And then I think about the conquering spirit that possesses most of us at some point in our life, whether one wants to be the richest, the best looking, the most fit, the most popular, or the most famous. And I have to ask the same question I have often asked my interviewees: Have you paid a price for your success? And the answer is invariably, “Yes.” As we aim to conquer the worlds we respectively find ourselves in, more often than not it is we who take the beating. There is always a price to pay. A war of attrition is launched against our values, our upbringing, our religion, our innocence, our idealism.

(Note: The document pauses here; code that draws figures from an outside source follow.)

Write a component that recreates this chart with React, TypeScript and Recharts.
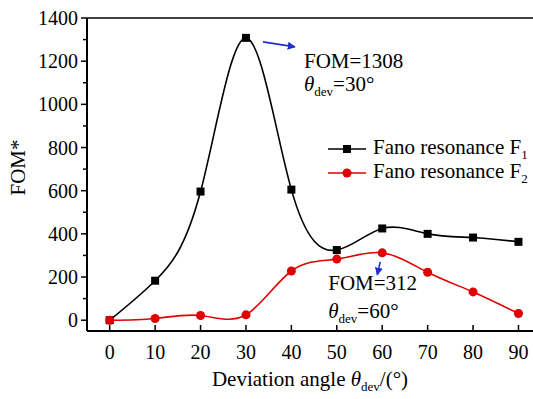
import { LineChart, Line, XAxis, YAxis, ReferenceLine, ReferenceDot } from "recharts";

const angles = [0, 10, 20, 30, 40, 50, 60, 70, 80, 90];
const fanoF1 = [0, 183, 596, 1308, 605, 325, 425, 400, 383, 363];
const fanoF2 = [0, 8, 22, 25, 228, 283, 312, 222, 131, 31];
const xTicks = [0, 10, 20, 30, 40, 50, 60, 70, 80, 90];
const yTicks = [0, 100, 200, 300, 400, 500, 600, 700, 800, 900, 1000, 1100, 1200, 1300, 1400];
const seriesNames = ["Fano resonance F", "Fano resonance F"];

const data = angles.map((a, i) => ({ angle: a, f1: fanoF1[i], f2: fanoF2[i] }));

const FONT = '"Liberation Serif", "Times New Roman", serif';
const ARROW = "#1f2fc8";

const YTick = (p: any) => {
    const v = p.payload.value;
    const major = v % 200 === 0;
    return (
        <g>
            <line x1={p.x - (major ? 6 : 4)} x2={p.x} y1={p.y} y2={p.y} stroke="#000" strokeWidth={1.5} />
            {major && (
                <text x={p.x - 9} y={p.y} dy={7} textAnchor="end" fontSize={20} fontFamily={FONT} fill="#000">{v}</text>
            )}
        </g>
    );
};

const XTick = (p: any) => (
    <g>
        <line x1={p.x} x2={p.x} y1={p.y} y2={p.y - 6} stroke="#000" strokeWidth={1.5} />
        <text x={p.x} y={p.y + 28} textAnchor="middle" fontSize={20} fontFamily={FONT} fill="#000">{p.payload.value}</text>
    </g>
);

const Square = (p: any) => (
    <rect key={`s${p.index}`} x={p.cx - 4} y={p.cy - 4} width={8} height={8} fill="#000" />
);
const Circle = (p: any) => (
    <circle key={`c${p.index}`} cx={p.cx} cy={p.cy} r={4.5} fill="#e00000" />
);

const Theta = ({ value }: { value: string }) => (
    <>
        <tspan fontStyle="italic">θ</tspan>
        <tspan fontSize={13} dy={5}>dev</tspan>
        <tspan dy={-5}>{value}</tspan>
    </>
);

const PeakNote1 = (p: any) => (
    <g fontFamily={FONT} fontSize={21} fill="#000">
        <line x1={p.cx + 17} y1={p.cy + 4} x2={p.cx + 49} y2={p.cy + 9} stroke={ARROW} strokeWidth={1.6} markerEnd="url(#arrowHead)" />
        <text x={p.cx + 58} y={p.cy + 30}>FOM=1308</text>
        <text x={p.cx + 58} y={p.cy + 53}><Theta value="=30°" /></text>
    </g>
);

const PeakNote2 = (p: any) => (
    <g fontFamily={FONT} fontSize={21} fill="#000">
        <line x1={p.cx - 2} y1={p.cy + 9} x2={p.cx - 5} y2={p.cy + 22} stroke={ARROW} strokeWidth={1.6} markerEnd="url(#arrowHead)" />
        <text x={p.cx - 54} y={p.cy + 37}>FOM=312</text>
        <text x={p.cx - 54} y={p.cy + 65}><Theta value="=60°" /></text>
    </g>
);

const LegendBox = () => {
    const rows = [
        { color: "#000", sq: true, sub: "1" },
        { color: "#e00000", sq: false, sub: "2" },
    ];
    return (
        <div style={{ position: "absolute", left: 328, top: 137, fontFamily: FONT, fontSize: 21, color: "#000", lineHeight: 1 }}>
            {rows.map((r, i) => (
                <div key={r.sub} style={{ display: "flex", alignItems: "center", height: 24 }}>
                    <svg width={38} height={12} style={{ marginRight: 7 }}>
                        <line x1={0} x2={38} y1={6} y2={6} stroke={r.color} strokeWidth={1.6} />
                        {r.sq ? <rect x={15} y={2} width={8} height={8} fill={r.color} /> : <circle cx={19} cy={6} r={4.5} fill={r.color} />}
                    </svg>
                    <span>{seriesNames[i]}<sub style={{ fontSize: 13 }}>{r.sub}</sub></span>
                </div>
            ))}
        </div>
    );
};

export default function App() {
    return (
        <div style={{ position: "absolute", left: 0, top: 0, width: 533, height: 399, background: "#fff" }}>
            <LineChart width={533} height={399} data={data} margin={{ top: 18, right: 0, left: 0, bottom: 0 }}>
                <defs>
                    <marker id="arrowHead" viewBox="0 0 10 10" refX="9" refY="5" markerWidth="5" markerHeight="5" orient="auto">
                        <path d="M0,0 L10,5 L0,10 z" fill={ARROW} />
                    </marker>
                </defs>
                <XAxis
                    dataKey="angle"
                    type="number"
                    domain={[-5, 93.2]}
                    ticks={xTicks}
                    tick={<XTick />}
                    tickSize={0}
                    tickMargin={0}
                    interval={0}
                    height={68}
                    axisLine={{ stroke: "#000", strokeWidth: 2 }}
                    tickLine={false}
                    label={(props: any) => {
                        const vb = props.viewBox;
                        return (
                            <text x={vb.x + vb.width / 2} y={vb.y + 55} textAnchor="middle" fontSize={21} fontFamily={FONT} fill="#000">
                                Deviation angle <Theta value="/(°)" />
                            </text>
                        );
                    }}
                />
                <YAxis
                    type="number"
                    domain={[-50, 1400]}
                    ticks={yTicks}
                    tick={<YTick />}
                    tickSize={0}
                    tickMargin={0}
                    interval={0}
                    width={87}
                    axisLine={{ stroke: "#000", strokeWidth: 2 }}
                    tickLine={false}
                    label={(props: any) => {
                        const vb = props.viewBox;
                        const cx = 18;
                        const cy = vb.y + vb.height / 2 - 7;
                        return (
                            <text x={cx} y={cy} transform={`rotate(-90 ${cx} ${cy})`} textAnchor="middle" dominantBaseline="central" fontSize={21} fontFamily={FONT} fill="#000">
                                FOM*
                            </text>
                        );
                    }}
                />
                <ReferenceLine y={1400} stroke="#000" strokeWidth={1.5} />
                <Line type="natural" dataKey="f1" stroke="#000" strokeWidth={1.6} dot={Square} isAnimationActive={false} name="F1" />
                <Line type="natural" dataKey="f2" stroke="#e00000" strokeWidth={1.6} dot={Circle} isAnimationActive={false} name="F2" />
                <ReferenceDot x={30} y={1308} r={0} shape={PeakNote1} />
                <ReferenceDot x={60} y={312} r={0} shape={PeakNote2} />
            </LineChart>
            <LegendBox />
        </div>
    );
}
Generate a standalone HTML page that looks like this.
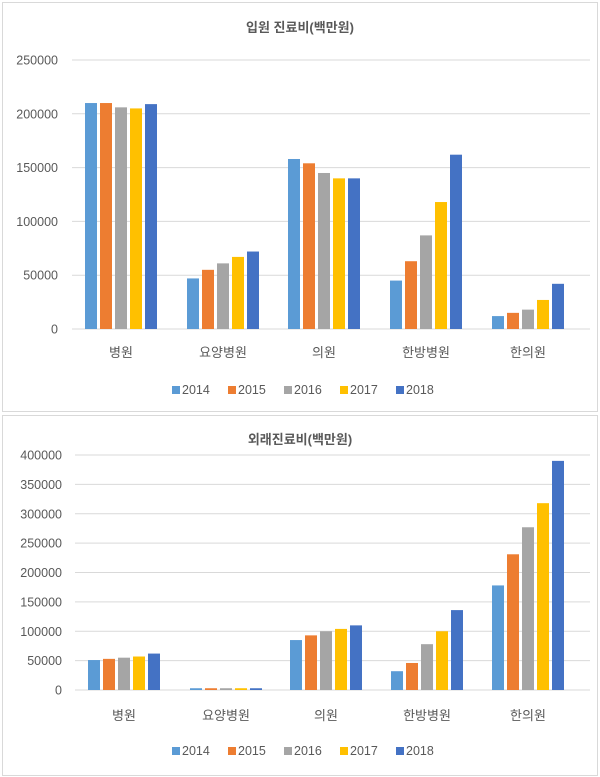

With the skills of the best defense attorneys, we justify our dirty deeds and those “deeds” become our army--and then it kills us.

The conqueror is but a metaphor for our life’s journey. G-d sends us to this earth with our talents, our desires and our ambitions. He also sends us tests along the way which we can use to refine us or to redefine us. No moment is trivial. Life is like a fish with many bones, if you don’t pay attention, you will choke. If a person doesn’t conquer the moment by making the right choice, the moment conquers him spiritually. “Do not trust in yourself until the day of your death,” Perkei Avot teaches.


Each moment also offers not only the opportunity to avert doing wrong but also to do good. Instead of throwing coins into a wishing well, give charity. Instead of putting all your extra money in stocks, give charity, the ultimate return is much greater. Instead of watching a marathon of Netflix episodes, watch a Torah video. Instead of gossiping and complaining endlessly, pray and bless. Instead of being hateful and fuming over what the world owes you, be loving and question when’s the last time you did something for someone other than yourself, not when it was easy to do, but when it was hard and an inconvenience. Conquer yourself. Be a light. Be a role model.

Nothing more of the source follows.